_SHORT TASK_
Repeat exactly the lines of the entries below from the one with "Give me the matplotlib source for this chart." through the one with "from matplotlib.ticker import FixedLocator", both ends included, and nothing else.

# START OF ITEMS

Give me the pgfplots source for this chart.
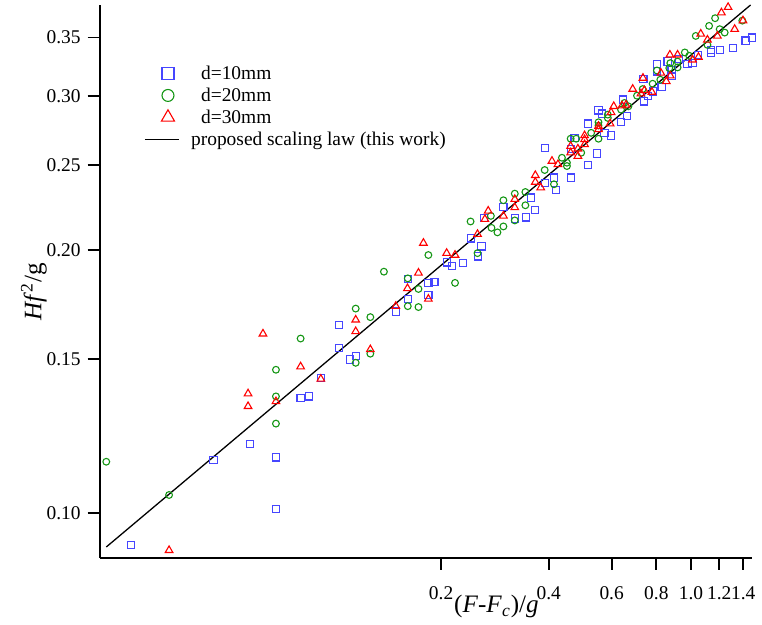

# END OF ITEMS
# START OF ITEMS

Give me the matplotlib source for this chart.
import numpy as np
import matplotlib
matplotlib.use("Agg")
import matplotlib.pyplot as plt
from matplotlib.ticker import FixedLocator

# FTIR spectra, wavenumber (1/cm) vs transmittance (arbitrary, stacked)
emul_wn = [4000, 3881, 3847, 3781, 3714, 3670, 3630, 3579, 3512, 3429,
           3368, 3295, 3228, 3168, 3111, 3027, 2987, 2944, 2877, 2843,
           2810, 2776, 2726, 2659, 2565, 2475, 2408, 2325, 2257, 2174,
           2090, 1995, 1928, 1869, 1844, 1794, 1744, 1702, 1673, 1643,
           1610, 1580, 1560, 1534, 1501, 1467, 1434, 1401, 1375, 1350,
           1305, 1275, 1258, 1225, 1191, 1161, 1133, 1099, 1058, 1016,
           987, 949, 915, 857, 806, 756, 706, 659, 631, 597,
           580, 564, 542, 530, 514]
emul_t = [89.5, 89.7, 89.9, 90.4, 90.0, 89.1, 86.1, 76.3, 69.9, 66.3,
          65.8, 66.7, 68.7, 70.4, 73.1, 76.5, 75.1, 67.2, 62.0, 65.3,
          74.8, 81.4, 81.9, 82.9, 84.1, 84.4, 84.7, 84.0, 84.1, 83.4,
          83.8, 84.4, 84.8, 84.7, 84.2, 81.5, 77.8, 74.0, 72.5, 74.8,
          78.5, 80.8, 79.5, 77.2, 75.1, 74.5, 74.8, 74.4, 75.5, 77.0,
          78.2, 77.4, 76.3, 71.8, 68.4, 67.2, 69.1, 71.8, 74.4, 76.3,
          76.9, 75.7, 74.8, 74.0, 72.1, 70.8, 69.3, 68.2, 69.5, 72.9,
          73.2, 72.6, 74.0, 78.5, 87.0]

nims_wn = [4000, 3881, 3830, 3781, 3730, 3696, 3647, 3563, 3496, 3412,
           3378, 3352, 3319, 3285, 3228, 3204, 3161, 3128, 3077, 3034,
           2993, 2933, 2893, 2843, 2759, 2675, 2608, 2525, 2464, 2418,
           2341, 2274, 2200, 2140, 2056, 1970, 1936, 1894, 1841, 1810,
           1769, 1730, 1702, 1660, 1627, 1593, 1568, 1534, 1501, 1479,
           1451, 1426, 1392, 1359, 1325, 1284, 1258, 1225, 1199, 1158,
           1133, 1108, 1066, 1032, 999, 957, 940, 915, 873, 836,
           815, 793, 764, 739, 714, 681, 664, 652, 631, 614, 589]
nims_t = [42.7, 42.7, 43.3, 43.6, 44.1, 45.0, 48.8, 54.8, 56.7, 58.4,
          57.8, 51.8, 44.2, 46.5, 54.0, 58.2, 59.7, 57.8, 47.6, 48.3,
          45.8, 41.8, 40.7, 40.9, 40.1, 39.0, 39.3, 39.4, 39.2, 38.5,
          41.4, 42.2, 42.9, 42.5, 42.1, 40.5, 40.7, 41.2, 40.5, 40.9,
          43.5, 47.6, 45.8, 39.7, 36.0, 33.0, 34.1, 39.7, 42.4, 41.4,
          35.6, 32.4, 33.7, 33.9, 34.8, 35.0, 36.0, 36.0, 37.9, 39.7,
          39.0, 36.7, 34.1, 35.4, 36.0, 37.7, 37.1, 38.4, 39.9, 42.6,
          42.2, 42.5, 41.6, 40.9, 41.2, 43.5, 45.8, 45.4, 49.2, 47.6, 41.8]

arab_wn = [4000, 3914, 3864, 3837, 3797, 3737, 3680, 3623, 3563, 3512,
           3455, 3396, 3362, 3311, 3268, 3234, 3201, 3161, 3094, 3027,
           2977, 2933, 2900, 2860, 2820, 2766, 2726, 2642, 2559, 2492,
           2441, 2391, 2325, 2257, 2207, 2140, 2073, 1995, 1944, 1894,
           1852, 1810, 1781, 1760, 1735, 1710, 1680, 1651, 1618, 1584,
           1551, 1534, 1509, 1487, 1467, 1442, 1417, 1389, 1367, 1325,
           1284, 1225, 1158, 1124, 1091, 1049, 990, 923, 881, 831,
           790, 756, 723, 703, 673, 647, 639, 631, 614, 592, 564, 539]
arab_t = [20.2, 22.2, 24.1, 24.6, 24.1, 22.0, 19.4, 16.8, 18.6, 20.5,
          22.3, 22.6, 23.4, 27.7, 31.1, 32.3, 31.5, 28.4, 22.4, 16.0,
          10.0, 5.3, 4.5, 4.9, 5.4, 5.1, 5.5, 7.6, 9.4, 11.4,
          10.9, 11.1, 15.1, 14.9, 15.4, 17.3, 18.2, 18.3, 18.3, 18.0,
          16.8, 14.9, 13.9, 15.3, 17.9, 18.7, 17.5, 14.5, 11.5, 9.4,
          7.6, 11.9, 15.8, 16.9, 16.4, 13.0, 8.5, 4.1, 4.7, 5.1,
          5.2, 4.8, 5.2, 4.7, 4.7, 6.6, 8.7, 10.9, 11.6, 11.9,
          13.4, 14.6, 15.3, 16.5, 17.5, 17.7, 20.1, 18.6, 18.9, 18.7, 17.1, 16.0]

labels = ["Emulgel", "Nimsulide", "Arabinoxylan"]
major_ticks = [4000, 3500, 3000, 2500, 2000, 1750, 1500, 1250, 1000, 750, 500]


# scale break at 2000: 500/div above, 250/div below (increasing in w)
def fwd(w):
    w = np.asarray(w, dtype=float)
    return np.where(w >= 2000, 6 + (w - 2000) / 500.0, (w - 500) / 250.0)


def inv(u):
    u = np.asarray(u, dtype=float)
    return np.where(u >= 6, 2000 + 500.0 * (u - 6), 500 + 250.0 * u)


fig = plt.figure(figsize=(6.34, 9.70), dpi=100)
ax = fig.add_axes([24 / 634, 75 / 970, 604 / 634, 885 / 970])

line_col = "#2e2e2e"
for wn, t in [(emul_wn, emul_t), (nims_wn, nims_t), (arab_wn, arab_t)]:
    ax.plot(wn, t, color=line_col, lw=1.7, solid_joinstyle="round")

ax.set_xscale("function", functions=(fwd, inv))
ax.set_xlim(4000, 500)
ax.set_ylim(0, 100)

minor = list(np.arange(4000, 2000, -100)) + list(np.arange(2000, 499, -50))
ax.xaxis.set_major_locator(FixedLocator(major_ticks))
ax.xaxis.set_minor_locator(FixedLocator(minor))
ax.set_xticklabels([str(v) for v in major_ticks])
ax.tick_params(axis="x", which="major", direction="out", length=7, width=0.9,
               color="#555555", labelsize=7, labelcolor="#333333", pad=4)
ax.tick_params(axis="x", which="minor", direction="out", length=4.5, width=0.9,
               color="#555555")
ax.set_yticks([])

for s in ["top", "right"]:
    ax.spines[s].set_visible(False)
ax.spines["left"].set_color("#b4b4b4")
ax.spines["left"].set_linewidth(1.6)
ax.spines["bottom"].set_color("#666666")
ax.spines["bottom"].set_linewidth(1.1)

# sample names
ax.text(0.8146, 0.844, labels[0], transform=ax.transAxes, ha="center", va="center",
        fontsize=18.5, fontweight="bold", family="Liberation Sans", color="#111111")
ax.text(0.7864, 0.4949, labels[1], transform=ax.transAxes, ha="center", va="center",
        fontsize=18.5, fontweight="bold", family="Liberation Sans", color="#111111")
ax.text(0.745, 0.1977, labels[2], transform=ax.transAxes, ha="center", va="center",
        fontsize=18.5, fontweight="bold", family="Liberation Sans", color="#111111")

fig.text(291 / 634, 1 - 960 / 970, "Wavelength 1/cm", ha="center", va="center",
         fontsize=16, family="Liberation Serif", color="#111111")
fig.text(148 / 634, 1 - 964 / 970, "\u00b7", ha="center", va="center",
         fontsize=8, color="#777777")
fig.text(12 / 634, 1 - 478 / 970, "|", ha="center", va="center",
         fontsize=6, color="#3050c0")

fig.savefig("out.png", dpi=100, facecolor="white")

# END OF ITEMS

_ANSWER TO THE TASK_
Give me the matplotlib source for this chart.
import numpy as np
import matplotlib
matplotlib.use("Agg")
import matplotlib.pyplot as plt
from matplotlib.ticker import FixedLocator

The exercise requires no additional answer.